■ **Source records**
-------

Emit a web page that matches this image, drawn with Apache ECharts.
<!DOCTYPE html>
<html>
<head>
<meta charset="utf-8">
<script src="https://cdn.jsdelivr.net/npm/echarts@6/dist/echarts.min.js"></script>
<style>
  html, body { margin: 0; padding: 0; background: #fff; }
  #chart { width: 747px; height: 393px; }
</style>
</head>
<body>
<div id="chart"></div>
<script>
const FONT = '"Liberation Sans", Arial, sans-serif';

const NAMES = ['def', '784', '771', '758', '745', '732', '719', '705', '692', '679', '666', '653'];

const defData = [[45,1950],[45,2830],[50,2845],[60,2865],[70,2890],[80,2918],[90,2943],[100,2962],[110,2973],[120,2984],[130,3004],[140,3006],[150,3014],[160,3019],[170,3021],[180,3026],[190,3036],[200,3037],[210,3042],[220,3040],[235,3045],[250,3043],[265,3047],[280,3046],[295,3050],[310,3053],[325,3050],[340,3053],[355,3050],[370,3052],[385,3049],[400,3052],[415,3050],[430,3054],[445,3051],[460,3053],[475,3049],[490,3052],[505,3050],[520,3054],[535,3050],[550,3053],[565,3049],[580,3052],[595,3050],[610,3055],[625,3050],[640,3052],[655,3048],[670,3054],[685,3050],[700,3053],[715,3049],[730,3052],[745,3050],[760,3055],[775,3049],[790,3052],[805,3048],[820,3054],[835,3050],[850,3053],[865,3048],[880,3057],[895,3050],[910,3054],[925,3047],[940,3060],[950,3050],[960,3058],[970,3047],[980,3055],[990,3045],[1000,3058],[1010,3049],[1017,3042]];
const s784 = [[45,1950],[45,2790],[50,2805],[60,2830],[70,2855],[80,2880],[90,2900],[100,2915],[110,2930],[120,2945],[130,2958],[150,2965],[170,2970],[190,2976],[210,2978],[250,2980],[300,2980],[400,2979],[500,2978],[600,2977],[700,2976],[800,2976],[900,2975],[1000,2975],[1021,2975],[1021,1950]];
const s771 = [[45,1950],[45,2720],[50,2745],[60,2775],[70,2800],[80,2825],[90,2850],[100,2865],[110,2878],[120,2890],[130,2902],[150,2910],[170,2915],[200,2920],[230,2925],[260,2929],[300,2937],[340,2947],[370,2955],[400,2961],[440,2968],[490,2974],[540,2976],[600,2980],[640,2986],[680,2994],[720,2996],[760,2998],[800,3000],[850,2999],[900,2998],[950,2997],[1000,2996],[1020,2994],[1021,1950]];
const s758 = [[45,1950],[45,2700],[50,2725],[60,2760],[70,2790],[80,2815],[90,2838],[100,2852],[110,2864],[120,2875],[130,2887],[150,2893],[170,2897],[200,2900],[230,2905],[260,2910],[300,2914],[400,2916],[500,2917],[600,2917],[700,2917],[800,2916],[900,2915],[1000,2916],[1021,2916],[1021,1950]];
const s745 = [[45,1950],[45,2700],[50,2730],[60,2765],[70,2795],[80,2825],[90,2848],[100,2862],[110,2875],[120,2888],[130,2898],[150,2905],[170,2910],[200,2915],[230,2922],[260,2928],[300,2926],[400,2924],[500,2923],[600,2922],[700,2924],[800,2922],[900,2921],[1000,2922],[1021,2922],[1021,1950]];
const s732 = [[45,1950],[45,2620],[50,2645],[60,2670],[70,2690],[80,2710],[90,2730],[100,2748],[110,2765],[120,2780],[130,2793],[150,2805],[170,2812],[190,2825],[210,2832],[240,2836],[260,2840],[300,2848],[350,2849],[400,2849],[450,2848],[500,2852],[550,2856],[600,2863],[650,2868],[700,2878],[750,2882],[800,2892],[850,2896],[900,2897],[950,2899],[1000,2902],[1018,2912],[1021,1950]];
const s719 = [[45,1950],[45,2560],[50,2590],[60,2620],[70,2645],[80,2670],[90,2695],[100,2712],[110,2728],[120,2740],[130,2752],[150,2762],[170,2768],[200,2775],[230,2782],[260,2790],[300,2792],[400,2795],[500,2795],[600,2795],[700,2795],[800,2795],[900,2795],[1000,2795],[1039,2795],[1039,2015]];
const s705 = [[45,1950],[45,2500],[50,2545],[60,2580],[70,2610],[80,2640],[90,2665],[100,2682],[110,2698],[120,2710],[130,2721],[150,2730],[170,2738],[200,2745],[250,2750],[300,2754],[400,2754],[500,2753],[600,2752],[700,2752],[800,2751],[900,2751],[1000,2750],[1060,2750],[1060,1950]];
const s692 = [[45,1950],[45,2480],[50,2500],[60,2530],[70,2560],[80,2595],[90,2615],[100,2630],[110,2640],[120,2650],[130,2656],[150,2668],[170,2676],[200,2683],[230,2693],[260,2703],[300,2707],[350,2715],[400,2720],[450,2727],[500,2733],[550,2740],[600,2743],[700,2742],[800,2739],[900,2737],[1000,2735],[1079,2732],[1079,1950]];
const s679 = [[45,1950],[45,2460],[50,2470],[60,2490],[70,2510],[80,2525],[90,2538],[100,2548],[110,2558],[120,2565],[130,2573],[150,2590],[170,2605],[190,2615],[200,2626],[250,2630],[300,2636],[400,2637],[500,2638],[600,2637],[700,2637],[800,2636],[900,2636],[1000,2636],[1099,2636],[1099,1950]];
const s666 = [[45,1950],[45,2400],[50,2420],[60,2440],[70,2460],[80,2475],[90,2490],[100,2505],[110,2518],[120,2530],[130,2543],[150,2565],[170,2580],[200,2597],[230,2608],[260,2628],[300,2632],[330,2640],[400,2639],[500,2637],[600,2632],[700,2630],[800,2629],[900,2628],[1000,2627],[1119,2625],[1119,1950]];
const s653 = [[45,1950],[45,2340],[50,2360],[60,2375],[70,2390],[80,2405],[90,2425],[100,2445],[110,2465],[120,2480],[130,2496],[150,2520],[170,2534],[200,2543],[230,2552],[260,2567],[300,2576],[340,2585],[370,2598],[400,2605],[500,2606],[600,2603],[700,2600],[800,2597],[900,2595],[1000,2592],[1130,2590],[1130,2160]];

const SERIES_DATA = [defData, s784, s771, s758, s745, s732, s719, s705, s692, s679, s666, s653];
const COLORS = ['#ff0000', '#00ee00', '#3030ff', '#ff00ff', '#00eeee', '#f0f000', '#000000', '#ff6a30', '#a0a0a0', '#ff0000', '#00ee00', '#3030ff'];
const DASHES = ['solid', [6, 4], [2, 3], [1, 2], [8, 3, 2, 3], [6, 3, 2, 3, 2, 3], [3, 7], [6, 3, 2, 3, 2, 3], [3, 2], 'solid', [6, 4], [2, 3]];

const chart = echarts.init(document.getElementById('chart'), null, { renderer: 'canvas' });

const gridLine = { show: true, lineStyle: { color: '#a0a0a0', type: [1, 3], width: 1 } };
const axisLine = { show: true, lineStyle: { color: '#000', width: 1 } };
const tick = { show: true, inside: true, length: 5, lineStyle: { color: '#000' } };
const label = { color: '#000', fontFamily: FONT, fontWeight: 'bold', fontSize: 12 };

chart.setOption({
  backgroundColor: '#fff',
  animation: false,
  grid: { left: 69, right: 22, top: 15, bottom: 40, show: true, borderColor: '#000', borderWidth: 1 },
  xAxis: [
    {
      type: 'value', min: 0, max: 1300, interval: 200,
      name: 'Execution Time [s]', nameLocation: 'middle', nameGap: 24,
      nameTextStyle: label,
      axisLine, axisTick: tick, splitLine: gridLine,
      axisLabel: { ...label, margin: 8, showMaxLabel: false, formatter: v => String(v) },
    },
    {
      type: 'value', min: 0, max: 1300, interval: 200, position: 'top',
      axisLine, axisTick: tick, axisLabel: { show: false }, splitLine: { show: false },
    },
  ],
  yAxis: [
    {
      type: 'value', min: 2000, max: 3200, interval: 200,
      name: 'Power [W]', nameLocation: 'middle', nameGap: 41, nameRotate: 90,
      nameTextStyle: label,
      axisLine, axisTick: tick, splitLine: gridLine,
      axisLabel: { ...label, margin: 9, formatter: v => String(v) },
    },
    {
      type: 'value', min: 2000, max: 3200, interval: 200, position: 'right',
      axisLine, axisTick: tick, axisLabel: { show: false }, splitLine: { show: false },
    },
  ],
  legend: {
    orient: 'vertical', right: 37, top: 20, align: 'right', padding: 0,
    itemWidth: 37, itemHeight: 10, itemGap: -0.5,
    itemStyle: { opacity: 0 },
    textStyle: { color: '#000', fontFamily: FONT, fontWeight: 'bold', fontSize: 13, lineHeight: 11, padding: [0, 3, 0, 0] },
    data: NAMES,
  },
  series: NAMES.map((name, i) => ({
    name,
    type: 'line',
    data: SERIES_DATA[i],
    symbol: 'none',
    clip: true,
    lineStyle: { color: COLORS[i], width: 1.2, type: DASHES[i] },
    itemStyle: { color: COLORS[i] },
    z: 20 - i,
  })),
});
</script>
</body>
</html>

-------

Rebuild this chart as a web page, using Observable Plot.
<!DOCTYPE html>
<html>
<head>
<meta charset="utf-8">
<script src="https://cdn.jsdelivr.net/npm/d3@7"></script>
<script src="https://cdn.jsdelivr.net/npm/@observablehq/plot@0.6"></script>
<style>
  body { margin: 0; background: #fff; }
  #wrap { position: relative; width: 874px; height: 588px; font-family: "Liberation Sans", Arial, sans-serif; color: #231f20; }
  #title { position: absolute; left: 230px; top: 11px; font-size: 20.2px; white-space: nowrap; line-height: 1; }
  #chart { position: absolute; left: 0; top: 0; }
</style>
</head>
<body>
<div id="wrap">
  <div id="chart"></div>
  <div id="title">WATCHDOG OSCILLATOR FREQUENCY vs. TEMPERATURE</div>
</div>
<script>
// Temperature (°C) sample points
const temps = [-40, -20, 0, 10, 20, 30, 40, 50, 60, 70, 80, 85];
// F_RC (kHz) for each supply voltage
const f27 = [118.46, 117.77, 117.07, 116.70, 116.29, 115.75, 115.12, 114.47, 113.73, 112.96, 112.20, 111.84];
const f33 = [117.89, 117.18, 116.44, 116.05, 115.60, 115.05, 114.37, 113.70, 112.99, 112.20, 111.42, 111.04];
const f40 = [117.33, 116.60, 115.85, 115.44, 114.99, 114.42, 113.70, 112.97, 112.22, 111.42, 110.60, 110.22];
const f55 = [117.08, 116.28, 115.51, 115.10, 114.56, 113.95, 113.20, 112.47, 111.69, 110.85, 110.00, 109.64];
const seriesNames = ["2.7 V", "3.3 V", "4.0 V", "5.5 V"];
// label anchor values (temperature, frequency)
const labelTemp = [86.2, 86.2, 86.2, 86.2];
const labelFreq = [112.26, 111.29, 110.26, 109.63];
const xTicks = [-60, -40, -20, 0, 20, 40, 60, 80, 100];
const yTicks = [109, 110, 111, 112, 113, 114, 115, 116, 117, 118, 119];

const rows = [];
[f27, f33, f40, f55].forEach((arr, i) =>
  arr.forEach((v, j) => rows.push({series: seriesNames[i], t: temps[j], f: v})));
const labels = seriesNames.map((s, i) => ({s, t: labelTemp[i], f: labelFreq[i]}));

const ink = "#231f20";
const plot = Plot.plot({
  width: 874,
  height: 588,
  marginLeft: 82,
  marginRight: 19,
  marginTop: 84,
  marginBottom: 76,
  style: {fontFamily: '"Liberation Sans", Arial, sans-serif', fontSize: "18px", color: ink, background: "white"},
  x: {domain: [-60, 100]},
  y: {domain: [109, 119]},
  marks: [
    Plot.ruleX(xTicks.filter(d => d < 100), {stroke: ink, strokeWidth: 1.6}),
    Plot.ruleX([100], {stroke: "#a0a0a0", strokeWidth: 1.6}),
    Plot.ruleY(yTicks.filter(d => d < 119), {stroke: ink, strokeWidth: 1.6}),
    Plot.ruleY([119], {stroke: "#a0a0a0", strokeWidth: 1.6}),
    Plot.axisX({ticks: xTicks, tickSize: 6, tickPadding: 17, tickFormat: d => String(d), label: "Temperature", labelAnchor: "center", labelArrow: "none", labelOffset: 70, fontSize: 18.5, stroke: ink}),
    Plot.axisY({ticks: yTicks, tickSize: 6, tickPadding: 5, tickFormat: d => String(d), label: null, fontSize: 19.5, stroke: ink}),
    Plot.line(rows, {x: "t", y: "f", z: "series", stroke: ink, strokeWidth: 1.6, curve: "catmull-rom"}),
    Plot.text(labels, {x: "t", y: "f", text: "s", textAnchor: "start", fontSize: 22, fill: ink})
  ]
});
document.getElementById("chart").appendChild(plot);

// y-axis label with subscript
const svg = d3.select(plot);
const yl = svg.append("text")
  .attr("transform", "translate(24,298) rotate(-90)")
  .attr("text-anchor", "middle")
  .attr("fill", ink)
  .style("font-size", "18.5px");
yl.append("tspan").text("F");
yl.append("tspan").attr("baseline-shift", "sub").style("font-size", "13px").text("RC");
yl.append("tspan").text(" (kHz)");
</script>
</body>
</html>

-------

■ **To do**
Reproduce exactly the lines from the line with "Rebuild this chart" through the line with "const labels = seriesNames.map((s, i)", both end lines included, and only those lines.

■ **Response**
Rebuild this chart as a web page, using Observable Plot.
<!DOCTYPE html>
<html>
<head>
<meta charset="utf-8">
<script src="https://cdn.jsdelivr.net/npm/d3@7"></script>
<script src="https://cdn.jsdelivr.net/npm/@observablehq/plot@0.6"></script>
<style>
  body { margin: 0; background: #fff; }
  #wrap { position: relative; width: 874px; height: 588px; font-family: "Liberation Sans", Arial, sans-serif; color: #231f20; }
  #title { position: absolute; left: 230px; top: 11px; font-size: 20.2px; white-space: nowrap; line-height: 1; }
  #chart { position: absolute; left: 0; top: 0; }
</style>
</head>
<body>
<div id="wrap">
  <div id="chart"></div>
  <div id="title">WATCHDOG OSCILLATOR FREQUENCY vs. TEMPERATURE</div>
</div>
<script>
// Temperature (°C) sample points
const temps = [-40, -20, 0, 10, 20, 30, 40, 50, 60, 70, 80, 85];
// F_RC (kHz) for each supply voltage
const f27 = [118.46, 117.77, 117.07, 116.70, 116.29, 115.75, 115.12, 114.47, 113.73, 112.96, 112.20, 111.84];
const f33 = [117.89, 117.18, 116.44, 116.05, 115.60, 115.05, 114.37, 113.70, 112.99, 112.20, 111.42, 111.04];
const f40 = [117.33, 116.60, 115.85, 115.44, 114.99, 114.42, 113.70, 112.97, 112.22, 111.42, 110.60, 110.22];
const f55 = [117.08, 116.28, 115.51, 115.10, 114.56, 113.95, 113.20, 112.47, 111.69, 110.85, 110.00, 109.64];
const seriesNames = ["2.7 V", "3.3 V", "4.0 V", "5.5 V"];
// label anchor values (temperature, frequency)
const labelTemp = [86.2, 86.2, 86.2, 86.2];
const labelFreq = [112.26, 111.29, 110.26, 109.63];
const xTicks = [-60, -40, -20, 0, 20, 40, 60, 80, 100];
const yTicks = [109, 110, 111, 112, 113, 114, 115, 116, 117, 118, 119];

const rows = [];
[f27, f33, f40, f55].forEach((arr, i) =>
  arr.forEach((v, j) => rows.push({series: seriesNames[i], t: temps[j], f: v})));
const labels = seriesNames.map((s, i) => ({s, t: labelTemp[i], f: labelFreq[i]}));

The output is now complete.